There was a documentary of Life in a monastery that put it all into perspective, and here's what the ideology doesn't tell you. There was a group of monks who has successfully, transcended their egos, the only problem was that they needed to be spoon-fed and their nappies changed. As to whether they could experience a perception of "I am transcendent of my ego," since the sense of it comes from the ego.... In severe trauma the ego 'collapses' into the self and it leaves the person floating around in their own skulls like a spaceman with no sense of up or left.
The importance or not of the ego is ego and the ego attaches importance because an individual ego can seek status.

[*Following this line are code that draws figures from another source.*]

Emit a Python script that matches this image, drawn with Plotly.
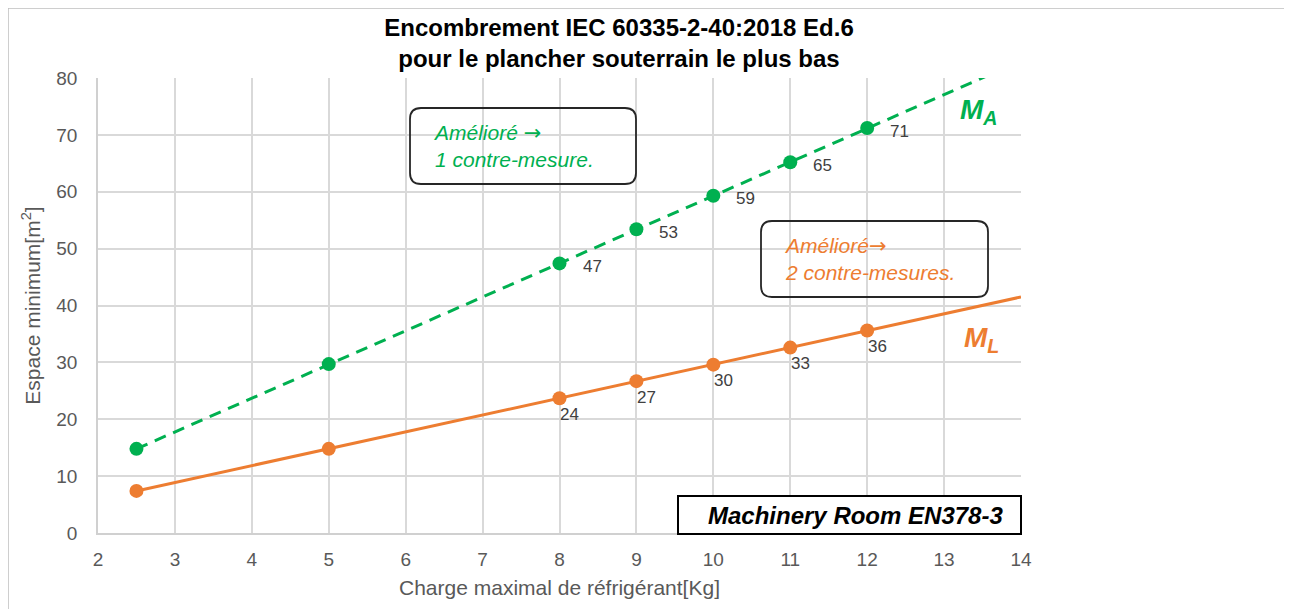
import plotly.graph_objects as go

# ---- data ----
charge = [2.5, 5, 8, 9, 10, 11, 12]
ma_values = [14.8, 29.7, 47.4, 53.4, 59.3, 65.2, 71.2]
ml_values = [7.4, 14.8, 23.7, 26.7, 29.6, 32.6, 35.6]
ma_labels = ["", "", "47", "53", "59", "65", "71"]
ml_labels = ["", "", "24", "27", "30", "33", "36"]
trend_x = [2.5, 14]
ma_trend = [14.8, 83.0]
ml_trend = [7.4, 41.5]
x_ticks = list(range(2, 15))
y_ticks = list(range(0, 81, 10))

GREEN = "#00b050"
ORANGE = "#ed7d31"
FONT = "Liberation Sans, Arial, sans-serif"
ARROW = '<span style="font-family:DejaVu Sans">→</span>'

OFF = 8  # page body margin
WIN_W, WIN_H = 1292, 609
W, H = WIN_W - OFF, WIN_H - OFF
# plot area in window pixels
PX0, PX1, PY0, PY1 = 98, 1021, 78, 533
L, R, T, B = PX0 - OFF, W - (PX1 - OFF), PY0 - OFF, H - (PY1 - OFF)
PW, PH = PX1 - PX0, PY1 - PY0


def px_to_paper(x, y):
    return (x - PX0) / PW, (PY1 - y) / PH


def rounded_rect(x0, y0, x1, y1, r):
    def p(x, y):
        a, b = px_to_paper(x, y)
        return f"{a:.5f},{b:.5f}"
    return (f"M {p(x0 + r, y0)} L {p(x1 - r, y0)} Q {p(x1, y0)} {p(x1, y0 + r)} "
            f"L {p(x1, y1 - r)} Q {p(x1, y1)} {p(x1 - r, y1)} "
            f"L {p(x0 + r, y1)} Q {p(x0, y1)} {p(x0, y1 - r)} "
            f"L {p(x0, y0 + r)} Q {p(x0, y0)} {p(x0 + r, y0)} Z")


fig = go.Figure()

fig.add_trace(go.Scatter(x=trend_x, y=ma_trend, mode="lines",
                         line=dict(color=GREEN, width=3, dash="12px,8px"),
                         hoverinfo="skip", showlegend=False))
fig.add_trace(go.Scatter(x=trend_x, y=ml_trend, mode="lines",
                         line=dict(color=ORANGE, width=3),
                         hoverinfo="skip", showlegend=False))
fig.add_trace(go.Scatter(x=charge, y=ma_values, mode="markers",
                         marker=dict(color=GREEN, size=14), name="M_A",
                         showlegend=False))
fig.add_trace(go.Scatter(x=charge, y=ml_values, mode="markers",
                         marker=dict(color=ORANGE, size=14), name="M_L",
                         showlegend=False))

annotations = []
for x, y, t in zip(charge, ma_values, ma_labels):
    if t:
        annotations.append(dict(x=x, y=y, text=t, showarrow=False, xanchor="left",
                                xshift=21, yshift=-3,
                                font=dict(family=FONT, size=17, color="#404040")))
for x, y, t in zip(charge, ml_values, ml_labels):
    if t:
        annotations.append(dict(x=x, y=y, text=t, showarrow=False, xanchor="center",
                                xshift=10, yshift=-16,
                                font=dict(family=FONT, size=17, color="#404040")))

annotations.append(dict(xref="paper", yref="paper",
                        x=px_to_paper(431, 0)[0], y=px_to_paper(0, 146)[1],
                        xanchor="left", yanchor="middle", align="left", showarrow=False,
                        text=f"<i>Amélioré {ARROW}<br>1 contre-mesure.</i>",
                        font=dict(family=FONT, size=21, color=GREEN)))
annotations.append(dict(xref="paper", yref="paper",
                        x=px_to_paper(782, 0)[0], y=px_to_paper(0, 259)[1],
                        xanchor="left", yanchor="middle", align="left", showarrow=False,
                        text=f"<i>Amélioré{ARROW}<br>2 contre-mesures.</i>",
                        font=dict(family=FONT, size=21, color=ORANGE)))
annotations.append(dict(xref="paper", yref="paper",
                        x=px_to_paper(855, 0)[0], y=px_to_paper(0, 515)[1],
                        xanchor="center", yanchor="middle", showarrow=False,
                        text="<b><i>Machinery Room EN378-3</i></b>",
                        font=dict(family=FONT, size=24, color="#000000")))
annotations.append(dict(xref="paper", yref="paper",
                        x=px_to_paper(958, 0)[0], y=px_to_paper(0, 112)[1],
                        xanchor="left", yanchor="middle", showarrow=False,
                        text="<b><i>M<sub>A</sub></i></b>",
                        font=dict(family=FONT, size=28, color=GREEN)))
annotations.append(dict(xref="paper", yref="paper",
                        x=px_to_paper(962, 0)[0], y=px_to_paper(0, 339)[1],
                        xanchor="left", yanchor="middle", showarrow=False,
                        text="<b><i>M<sub>L</sub></i></b>",
                        font=dict(family=FONT, size=28, color=ORANGE)))

shapes = []
fx0, fy0 = px_to_paper(8, 8)
fx1, fy1 = px_to_paper(1287, 625)
shapes.append(dict(type="rect", xref="paper", yref="paper", x0=fx0, y0=fy1, x1=fx1, y1=fy0,
                   line=dict(color="#bfbfbf", width=1.5), layer="below"))
shapes.append(dict(type="path", xref="paper", yref="paper",
                   path=rounded_rect(410, 108, 636, 184, 11),
                   line=dict(color="#262626", width=1.8), fillcolor="rgba(255,255,255,0)"))
shapes.append(dict(type="path", xref="paper", yref="paper",
                   path=rounded_rect(761, 221, 988, 297, 11),
                   line=dict(color="#262626", width=1.8), fillcolor="rgba(255,255,255,0)"))
mx0, my0 = px_to_paper(678, 496)
mx1, my1 = px_to_paper(1021, 534)
shapes.append(dict(type="rect", xref="paper", yref="paper", x0=mx0, y0=my1, x1=mx1, y1=my0,
                   line=dict(color="#000000", width=2), fillcolor="#ffffff"))

fig.update_layout(
    width=W, height=H,
    margin=dict(l=L, r=R, t=T, b=B),
    paper_bgcolor="#ffffff", plot_bgcolor="#ffffff",
    title=dict(text="<b>Encombrement IEC 60335-2-40:2018 Ed.6<br>pour le plancher souterrain le plus bas</b>",
               x=(619 - OFF) / W, xanchor="center", y=1 - (36 - OFF) / H, yanchor="middle",
               font=dict(family=FONT, size=24, color="#000000")),
    xaxis=dict(range=[2, 14], tickvals=x_ticks, showgrid=True, gridcolor="#d9d9d9", gridwidth=1.5,
               zeroline=False, showline=True, linecolor="#d0d0d0", linewidth=1.5,
               ticks="", ticklabelstandoff=8,
               tickfont=dict(family=FONT, size=19, color="#595959"),
               title=dict(text="Charge maximal de réfrigérant[Kg]", standoff=12,
                          font=dict(family=FONT, size=21, color="#595959"))),
    yaxis=dict(range=[0, 80], tickvals=y_ticks, showgrid=True, gridcolor="#d9d9d9", gridwidth=1.5,
               zeroline=False, showline=True, linecolor="#d0d0d0", linewidth=1.5,
               ticks="", ticklabelstandoff=15,
               tickfont=dict(family=FONT, size=19, color="#595959"),
               title=dict(text="Espace minimum[m<sup>2</sup>]", standoff=10,
                          font=dict(family=FONT, size=21, color="#595959"))),
    annotations=annotations,
    shapes=shapes,
    showlegend=False,
)

fig.write_html("out.html")
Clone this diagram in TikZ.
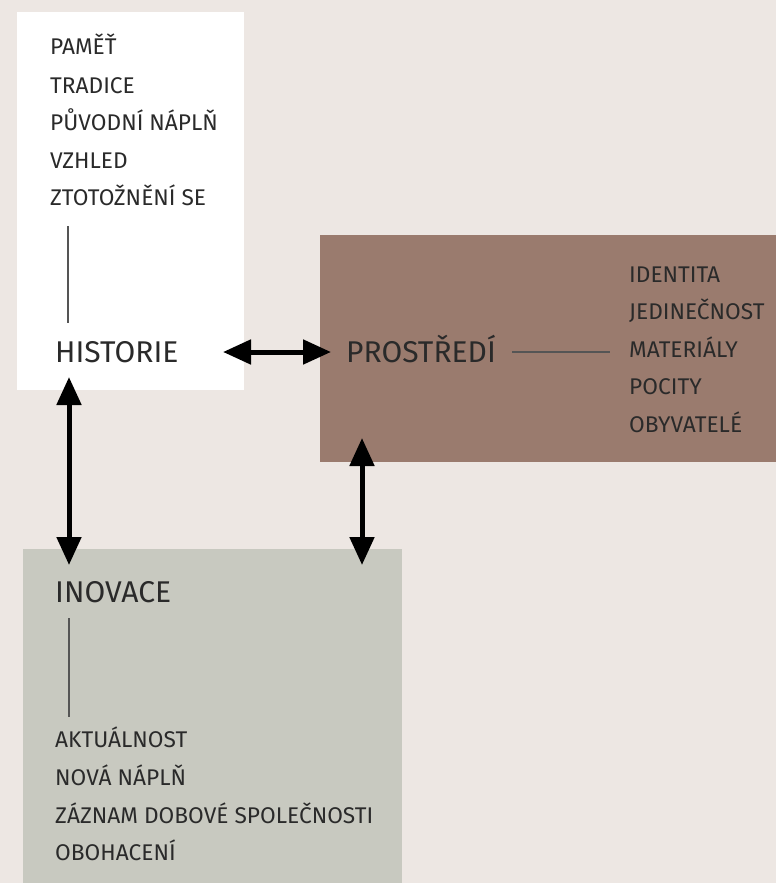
\documentclass[tikz,border=0pt]{standalone}
\usepackage{fontspec}
\setmainfont{Fira Sans}
\usetikzlibrary{arrows.meta}
\definecolor{bgc}{HTML}{EDE7E3}
\definecolor{brownc}{HTML}{9A7B6E}
\definecolor{greenc}{HTML}{C8C9C0}
\definecolor{txt}{HTML}{2A2A2A}
\tikzset{
  box/.style={draw=none,inner sep=0,anchor=north west},
  small/.style={anchor=base west,inner sep=0,text=txt,font=\fontsize{22.7}{22.7}\selectfont},
  big/.style={anchor=base west,inner sep=0,text=txt,font=\fontsize{30}{30}\selectfont},
  thin/.style={draw=txt!80,line width=1.2pt},
  dbl/.style={line width=5pt,{Triangle[length=28pt,width=24pt]}-{Triangle[length=28pt,width=24pt]}}
}
\begin{document}
\begin{tikzpicture}[x=1pt,y=-1pt]
\fill[bgc] (0,0) rectangle (776,883);
\useasboundingbox (0,0) rectangle (776,883);
% boxes
\node[box,fill=white,minimum width=227pt,minimum height=378pt] (hbox) at (17,12) {};
\node[box,fill=brownc,minimum width=456pt,minimum height=227pt] (pbox) at (320,235) {};
\node[box,fill=greenc,minimum width=379pt,minimum height=334pt] (ibox) at (23,549) {};
% history list
\node[small] (h1) at (50,55) {PAMĚŤ};
\node[small] (h2) at (50,93) {TRADICE};
\node[small] (h3) at (50,130) {PŮVODNÍ NÁPLŇ};
\node[small] (h4) at (50,168) {VZHLED};
\node[small] (h5) at (50,205) {ZTOTOŽNĚNÍ SE};
\node[big] (hist) at (55,362) {HISTORIE};
\coordinate (hl1) at (68,226);
\coordinate (hl2) at (68,323);
\draw[thin] (hl1) -- (hl2);
% prostredi
\node[big] (prost) at (346,362) {PROSTŘEDÍ};
\node[small] (p1) at (629,282) {IDENTITA};
\node[small] (p2) at (629,319) {JEDINEČNOST};
\node[small] (p3) at (629,357) {MATERIÁLY};
\node[small] (p4) at (629,394) {POCITY};
\node[small] (p5) at (629,432) {OBYVATELÉ};
\coordinate (pl1) at (512,352);
\coordinate (pl2) at (610,352);
\draw[thin] (pl1) -- (pl2);
% inovace
\node[big] (inov) at (55,602) {INOVACE};
\node[small] (i1) at (55,747) {AKTUÁLNOST};
\node[small] (i2) at (55,785) {NOVÁ NÁPLŇ};
\node[small] (i3) at (55,823) {ZÁZNAM DOBOVÉ SPOLEČNOSTI};
\node[small] (i4) at (55,860) {OBOHACENÍ};
\coordinate (il1) at (69,618);
\coordinate (il2) at (69,717);
\draw[thin] (il1) -- (il2);
% arrows
\coordinate (a1) at (223,352);
\coordinate (a2) at (331,352);
\draw[dbl] (a1) -- (a2);
\coordinate (b1) at (69,377);
\coordinate (b2) at (69,565);
\draw[dbl] (b1) -- (b2);
\coordinate (c1) at (362,438);
\coordinate (c2) at (362,565);
\draw[dbl] (c1) -- (c2);
\end{tikzpicture}
\end{document}
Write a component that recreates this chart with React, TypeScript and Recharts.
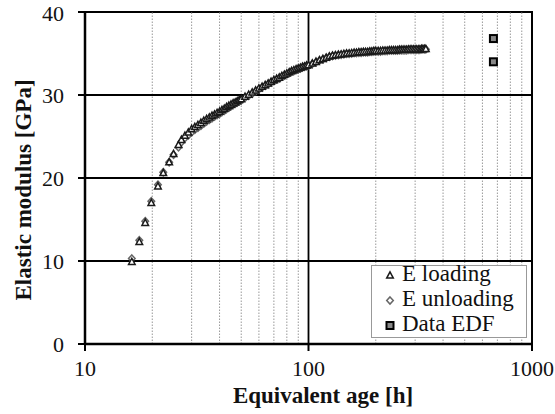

Most people's "Sense of I am" is important to them, along with their beliefs, knowledge and everything they think makes them who and what they perceive themselves to be.
The ego remains and regardless of how the 'contents' of one's ego changes there is still 'I am'. Even in dissolution there is still a singularity of consciousness, but the understanding is that it's the 'contents' that are 'dissolved' and not the ego itself.
Th self 'contains' both the unconscious and its contents, and the ego and its 'contents'. It is undifferentiated consciousness and has solved the paradox between differentiated and undifferentiated consciousness by not creating one in the first place. Duality is the mind's inability to do the same. That is the consciousness of the self/Atman. The self is both Absolute and relative reality.
With respect to your Sufi Mystic and having come from the understanding of a trainer/assessor by trade, sometimes a popularised and 'truncated' understanding is what is needed at that time.